The connection between event cinema and faith-based film is already strong. Both groups rely on nontraditional marketing to raise awareness, with sponsor companies, local organizations, and church groups doing the job that otherwise goes to expensive advertising campaigns. Both event cinema and faith-based film cater to niche audiences rather than the general public. And both are only gaining in popularity. Says Bob Elder, chief impact officer at the Collide Media Group, “Each wildly successful faith-based film release in the last 15 years (The Passion of the Christ, God’s Not Dead, Heaven Is for Real, War Room, I Can Only Imagine) has spurred better quality filmmaking, while marketers and distributors are getting better at finding and activating the audiences that consume this content.”

Faith-based and inspirational titles may not often crack Fathom’s yearly top 10, but the genre is a consistent performer—so much so that Nutt predicts 100 percent growth “year over year.” Fathom currently “combine[s] inspiration and faith together in a vertical, but it’s growing so large at this point that … I think you’ll see these sub-verticals separate into” their own separate categories, he says. The Fathom Affinity Network, he predicts, will only help that growth. “Once the faith-based community who’s producing this content is aware of what we’re doing—and most of them are at this point—I think it will help our acquisition process.”

“We’ll acquire the content that we’re going to screen on the faith-based vertical,” Nutt explains. “We’ll amend our licensing agreement to include the [interested] churches.” The films are then marketed locally to individual congregations, and tickets are purchased through a system that the churches already have in place. “Obviously, it’s a revenue-share model, so [the churches] will get some and we’ll get some. They do the bulk of the heavy lifting in terms of the marketing,” with Fathom providing a marketing tool kit and overseeing content delivery via streaming.

As the network grows in size, notes Elder, “managing the fast growth, keeping a quality consumer experience, and making sure we have a good flow of content are all very important.”

Currently, Fathom Events has 24 titles lined up for its faith-based and inspirational vertical this year.
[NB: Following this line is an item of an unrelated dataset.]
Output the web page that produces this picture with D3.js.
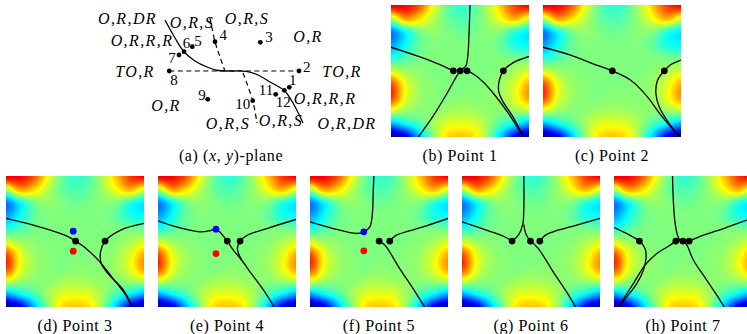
<!DOCTYPE html>
<html>
<head>
<meta charset="UTF-8">
<title>Solution branches</title>
<script src="https://d3js.org/d3.v7.min.js"></script>
<style>
  body { margin: 0; background: #fff; }
  svg text { font-family: "Liberation Serif", "Times New Roman", serif; fill: #000; }
  .caption { font-size: 16px; letter-spacing: 0.6px; }
  .region { font-size: 16px; font-style: italic; letter-spacing: 1.4px; }
  .num { font-size: 15px; }
</style>
</head>
<body>
<svg width="747" height="334"></svg>
<script>
// background field (jet scale 0..1), rows top->bottom, cols left->right
const fieldGrid = [
  [0.90, 0.88, 0.80, 0.62, 0.48, 0.42, 0.45, 0.55, 0.68, 0.82, 0.88],
  [0.55, 0.72, 0.66, 0.56, 0.48, 0.45, 0.47, 0.53, 0.62, 0.70, 0.60],
  [0.25, 0.38, 0.49, 0.52, 0.50, 0.48, 0.49, 0.51, 0.50, 0.42, 0.36],
  [0.28, 0.38, 0.47, 0.50, 0.50, 0.50, 0.50, 0.50, 0.47, 0.40, 0.38],
  [0.40, 0.45, 0.49, 0.50, 0.50, 0.50, 0.50, 0.50, 0.50, 0.49, 0.48],
  [0.58, 0.53, 0.51, 0.50, 0.50, 0.50, 0.50, 0.50, 0.51, 0.54, 0.58],
  [0.80, 0.61, 0.53, 0.51, 0.50, 0.50, 0.50, 0.51, 0.53, 0.59, 0.70],
  [0.82, 0.61, 0.53, 0.51, 0.50, 0.51, 0.51, 0.51, 0.53, 0.60, 0.72],
  [0.60, 0.53, 0.51, 0.51, 0.53, 0.54, 0.53, 0.52, 0.51, 0.53, 0.56],
  [0.30, 0.38, 0.45, 0.53, 0.59, 0.60, 0.59, 0.53, 0.45, 0.38, 0.30],
  [0.02, 0.10, 0.30, 0.50, 0.65, 0.68, 0.65, 0.52, 0.32, 0.12, 0.04]
];

// (x,y)-plane panel
const planeSolid = [[-6.7,5.1],[-5.7,3.3],[-4.8,1.93],[-3.7,1.0],[-2.5,0.4],[-1.4,0.05],[0,0],
  [1.4,-0.03],[2.6,-0.4],[3.8,-1.1],[5.2,-1.93],[6.1,-3.2],[7.1,-5.2]];
const planeDashed = [
  [[-6.27,0],[6.7,0]],
  [[-2.2,5.3],[-1.7,2.93],[-1.2,1.4],[-0.7,0.0]],
  [[1.1,-0.2],[2.07,-2.97],[2.5,-5.2]]
];
const planePoints = [[5.73,-1.63],[6.7,0],[2.83,2.87],[-1.7,2.93],[-3.97,2.43],[-4.8,1.93],
  [-5.3,1.6],[-6.27,0],[-2.43,-2.83],[2.07,-2.97],[4.37,-2.33],[5.23,-1.93]];
const pointLabels = [[6.07,-0.9],[7.47,0.43],[3.7,3.37],[-0.87,3.6],[-3.4,3.0],[-4.55,2.77],
  [-6.0,1.3],[-5.8,-0.9],[-3.0,-2.4],[1.07,-3.33],[3.4,-1.9],[5.13,-3.07]];
const regionNames = ["O,R,DR","O,R,S","O,R,S","O,R","O,R,R,R","TO,R","TO,R","O,R",
  "O,R,R,R","O,R,S","O,R,S","O,R,DR"];
const regionPos = [[-10.45,5.3],[-4.0,4.9],[1.5,5.3],[7.6,3.5],[-9.0,3.05],[-9.7,0],[11.0,0],
  [-6.6,-3.4],[9.3,-2.7],[-0.4,-5.2],[4.9,-4.9],[11.5,-5.2]];

// map panels: curves and dots in unit coordinates (u right, v down)
const captions = ["(b) Point 1","(c) Point 2","(d) Point 3","(e) Point 4","(f) Point 5","(g) Point 6","(h) Point 7"];
const curves1 = [
  [[0,0.32],[0.2,0.39],[0.35,0.45],[0.452,0.499]],
  [[0.551,0.499],[0.6,0.525],[0.67,0.585],[0.75,0.68],[0.85,0.82],[0.96,1.0]],
  [[0.572,0],[0.566,0.2],[0.557,0.38],[0.543,0.46],[0.502,0.499],[0.47,0.55],[0.40,0.68],[0.30,0.85],[0.198,1.0]],
  [[1,0.39],[0.88,0.44],[0.814,0.499],[0.785,0.57],[0.78,0.65],[0.81,0.73],[0.88,0.84],[0.96,1.0]]
];
const curves2 = [
  [[0,0.32],[0.2,0.38],[0.35,0.44],[0.502,0.499],[0.636,0.57],[0.757,0.696],[0.854,0.835],[0.99,1.0]],
  [[1,0.418],[0.92,0.456],[0.879,0.499],[0.83,0.57],[0.818,0.67],[0.842,0.77],[0.915,0.899],[0.99,1.0]]
];
const curves3 = [
  [[0,0.324],[0.198,0.375],[0.438,0.457],[0.504,0.497],[0.58,0.553],[0.68,0.656],[0.776,0.783],[0.86,0.898],[0.916,1.0]],
  [[1,0.362],[0.831,0.413],[0.718,0.497],[0.685,0.58],[0.69,0.668],[0.75,0.758],[0.85,0.87],[0.916,1.0]]
];
const curves4 = [
  [[0,0.342],[0.133,0.388],[0.303,0.426],[0.376,0.418],[0.42,0.406],[0.502,0.497],[0.546,0.566],
   [0.607,0.643],[0.667,0.732],[0.765,0.872],[0.842,1]],
  [[1,0.332],[0.789,0.401],[0.643,0.454],[0.595,0.497],[0.575,0.556],[0.607,0.643]]
];
const curves5 = [
  [[0,0.35],[0.169,0.401],[0.337,0.439],[0.39,0.426],[0.434,0.388],[0.453,0.273],[0.458,0.12],[0.463,0]],
  [[0.501,0.497],[0.54,0.525],[0.566,0.56],[0.65,0.707],[0.747,0.86],[0.831,1]],
  [[0.578,0.497],[0.62,0.455],[0.70,0.425],[0.843,0.38],[1,0.324]]
];
const curves6 = [
  [[0,0.35],[0.177,0.413],[0.30,0.46],[0.363,0.497]],
  [[0.448,0],[0.448,0.25],[0.44,0.37],[0.41,0.45],[0.363,0.497]],
  [[0.448,0.37],[0.462,0.44],[0.496,0.497]],
  [[0.564,0.497],[0.60,0.455],[0.661,0.426],[0.831,0.375],[1,0.324]],
  [[0.496,0.497],[0.552,0.553],[0.661,0.732],[0.758,0.885],[0.823,1]]
];
const curves7 = [
  [[0,0.393],[0.092,0.439],[0.184,0.497],[0.225,0.554],[0.232,0.63],[0.213,0.719],[0.165,0.821],[0.092,0.923],[0.031,1]],
  [[0.031,1],[0.14,0.821],[0.225,0.681],[0.31,0.592],[0.395,0.536],[0.448,0.497]],
  [[0.424,0],[0.431,0.209],[0.443,0.362],[0.46,0.452],[0.48,0.497]],
  [[0.545,0.497],[0.649,0.452],[0.794,0.401],[0.964,0.337],[1.05,0.31]],
  [[0.499,0.497],[0.528,0.528],[0.576,0.643],[0.673,0.796],[0.746,0.911],[0.799,1]]
];
const dots1 = [[0.452,0.499,"k"],[0.502,0.499,"k"],[0.551,0.499,"k"],[0.814,0.499,"k"]];
const dots2 = [[0.502,0.499,"k"],[0.879,0.499,"k"]];
const dots3 = [[0.504,0.497,"k"],[0.718,0.497,"k"],[0.487,0.421,"b"],[0.487,0.574,"r"]];
const dots4 = [[0.502,0.497,"k"],[0.595,0.497,"k"],[0.42,0.406,"b"],[0.42,0.592,"r"]];
const dots5 = [[0.501,0.497,"k"],[0.578,0.497,"k"],[0.39,0.426,"b"],[0.39,0.571,"r"]];
const dots6 = [[0.363,0.497,"k"],[0.496,0.497,"k"],[0.564,0.497,"k"]];
const dots7 = [[0.184,0.497,"k"],[0.448,0.497,"k"],[0.499,0.497,"k"],[0.545,0.497,"k"]];

const allCurves = [curves1, curves2, curves3, curves4, curves5, curves6, curves7];
const allDots = [dots1, dots2, dots3, dots4, dots5, dots6, dots7];
// panel boxes [x, y, w, h]
const boxes = [[391,5,138,132],[543,5,138,132],[6,176,138,131],[158,176,138,131],
  [310,176,138,131],[462,176,138,131],[614,176,138,131]];
const dotColor = { k: "#000", b: "#0000ff", r: "#ff0000" };

const svg = d3.select("svg");

// jet colour map
const jet = d3.scaleLinear()
  .domain([0, 0.125, 0.375, 0.625, 0.875, 1])
  .range(["#00007f", "#0000ff", "#00ffff", "#ffff00", "#ff0000", "#7f0000"])
  .clamp(true);

function cr(p0, p1, p2, p3, t) {
  return 0.5 * (2 * p1 + (-p0 + p2) * t + (2 * p0 - 5 * p1 + 4 * p2 - p3) * t * t
    + (-p0 + 3 * p1 - 3 * p2 + p3) * t * t * t);
}
function fieldAt(u, v) {
  const n = fieldGrid.length - 1, m = fieldGrid[0].length - 1;
  const gy = v * n, gx = u * m;
  const iy = Math.min(Math.floor(gy), n - 1), ix = Math.min(Math.floor(gx), m - 1);
  const ty = gy - iy, tx = gx - ix;
  const row = r => fieldGrid[Math.max(0, Math.min(n, r))];
  const col = (r, c) => r[Math.max(0, Math.min(m, c))];
  const vals = [-1, 0, 1, 2].map(d => {
    const r = row(iy + d);
    return cr(col(r, ix - 1), col(r, ix), col(r, ix + 1), col(r, ix + 2), tx);
  });
  return cr(vals[0], vals[1], vals[2], vals[3], ty);
}

// raster the field once
const W = 138, H = 132;
const canvas = document.createElement("canvas");
canvas.width = W; canvas.height = H;
const ctx = canvas.getContext("2d");
const img = ctx.createImageData(W, H);
for (let j = 0; j < H; j++) {
  for (let i = 0; i < W; i++) {
    const c = d3.rgb(jet(fieldAt(i / (W - 1), j / (H - 1))));
    const k = 4 * (j * W + i);
    img.data[k] = c.r; img.data[k + 1] = c.g; img.data[k + 2] = c.b; img.data[k + 3] = 255;
  }
}
ctx.putImageData(img, 0, 0);
const fieldURL = canvas.toDataURL();

const defs = svg.append("defs");

boxes.forEach((b, p) => {
  const [x0, y0, w, h] = b;
  const xs = d3.scaleLinear().domain([0, 1]).range([x0, x0 + w]);
  const ys = d3.scaleLinear().domain([0, 1]).range([y0, y0 + h]);
  defs.append("clipPath").attr("id", "clip" + p)
    .append("rect").attr("x", x0).attr("y", y0).attr("width", w).attr("height", h);

  const g = svg.append("g").attr("clip-path", `url(#clip${p})`);
  g.append("image")
    .attr("href", fieldURL)
    .attr("x", x0).attr("y", y0).attr("width", w).attr("height", h)
    .attr("preserveAspectRatio", "none");

  const line = d3.line()
    .x(d => xs(d[0])).y(d => ys(d[1]))
    .curve(d3.curveCatmullRom.alpha(0.5));
  g.selectAll("path.branch")
    .data(allCurves[p])
    .enter().append("path")
    .attr("class", "branch")
    .attr("d", line)
    .attr("fill", "none")
    .attr("stroke", "#000")
    .attr("stroke-width", 1.3);

  g.selectAll("circle")
    .data(allDots[p])
    .enter().append("circle")
    .attr("cx", d => xs(d[0]))
    .attr("cy", d => ys(d[1]))
    .attr("r", 3.4)
    .attr("fill", d => dotColor[d[2]]);

  svg.append("text")
    .attr("class", "caption")
    .attr("x", x0 + w / 2)
    .attr("y", p < 2 ? 161 : 331)
    .attr("text-anchor", "middle")
    .text(captions[p]);
});

// (x,y)-plane
const px = d3.scaleLinear().domain([-8, 8]).range([152, 312]);
const py = d3.scaleLinear().domain([-6, 6]).range([131, 11]);
const pline = d3.line().x(d => px(d[0])).y(d => py(d[1])).curve(d3.curveCatmullRom.alpha(0.5));

svg.selectAll("path.dashed")
  .data(planeDashed)
  .enter().append("path")
  .attr("class", "dashed")
  .attr("d", pline)
  .attr("fill", "none")
  .attr("stroke", "#000")
  .attr("stroke-width", 1.2)
  .attr("stroke-dasharray", "5,3.5");

svg.append("path")
  .attr("d", pline(planeSolid))
  .attr("fill", "none")
  .attr("stroke", "#000")
  .attr("stroke-width", 1.3);

svg.selectAll("circle.pt")
  .data(planePoints)
  .enter().append("circle")
  .attr("class", "pt")
  .attr("cx", d => px(d[0]))
  .attr("cy", d => py(d[1]))
  .attr("r", 2.4)
  .attr("fill", "#000");

svg.selectAll("text.num")
  .data(pointLabels)
  .enter().append("text")
  .attr("class", "num")
  .attr("x", d => px(d[0]))
  .attr("y", d => py(d[1]))
  .attr("text-anchor", "middle")
  .attr("dominant-baseline", "central")
  .text((d, i) => i + 1);

svg.selectAll("text.region")
  .data(regionNames)
  .enter().append("text")
  .attr("class", "region")
  .attr("x", (d, i) => px(regionPos[i][0]))
  .attr("y", (d, i) => py(regionPos[i][1]))
  .attr("text-anchor", "middle")
  .attr("dominant-baseline", "central")
  .text(d => d);

const capA = svg.append("text")
  .attr("class", "caption")
  .attr("x", 231)
  .attr("y", 161)
  .attr("text-anchor", "middle");
capA.append("tspan").text("(a) (");
capA.append("tspan").attr("font-style", "italic").text("x");
capA.append("tspan").text(", ");
capA.append("tspan").attr("font-style", "italic").text("y");
capA.append("tspan").text(")-plane");
</script>
</body>
</html>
A half-dozen of those—including Pattern of Evidence: Moses Controversy (pictured), Sight and Sound® Presents: NOAH, and family-friendly animated film The Pilgrim’s Progress—are currently slated to screen in churches through the Fathom Affinity Network. “But I think once [the churches] see what this is going to do in terms of producing attendance, that number is going to go north of six,” Nutt predicts.